Leveraging Computational Storage for Simulation Science Storage System Design

Abstract

High-performance computing data centers supporting large-scale simulation applications can routinely generate a large amount of data. To minimize time-to-result, it is crucial that this data be promptly absorbed, processed, and potentially even multidimensionally indexed so that it can be efficiently retrieved when the scientists need it for insights. Currently, despite a transition from HDDs to using all-flash based storage systems in hot storage tiers for a boost in raw storage bandwidth as many recently deployed systems have done, bottlenecks still exist due to legacy software, severe server CPU and memory bandwidth limitations for certain data-intensive operations, and excessive data movement.
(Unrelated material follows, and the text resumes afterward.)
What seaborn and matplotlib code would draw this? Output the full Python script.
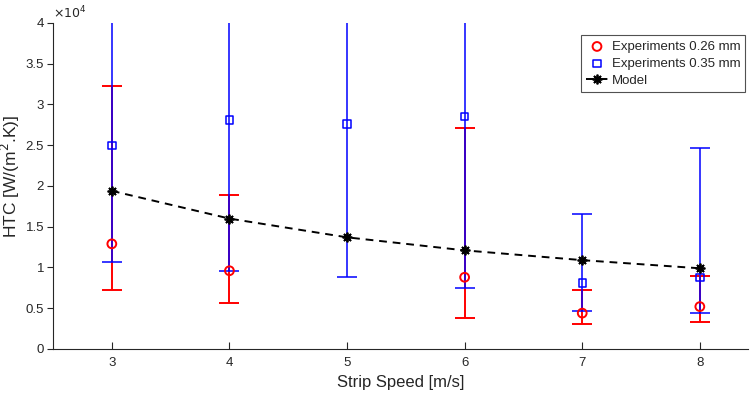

Computational storage, with its ability to map and distribute storage functions to various computing units along the data processing path, offers opportunities to overcome existing storage system bottlenecks to vastly improve performance and cost. In this talk, we will discuss various computational storage efforts carried out at Los Alamos National Laboratory in collaboration with partners including Aeon Computing, Eideticom, NVIDIA, SK hynix, and Seagate. We will explore topics like transparent ZFS I/O pipeline offloads, analytics acceleration with flash key-value based storage devices, and in-drive SQL like query processing in an erasure coded data lake tier. We will then conclude by discussing lessons learned, next steps, and the need for an open, standards-based approach for computational storage in the form of an object storage system to ease development, adoption, and innovation.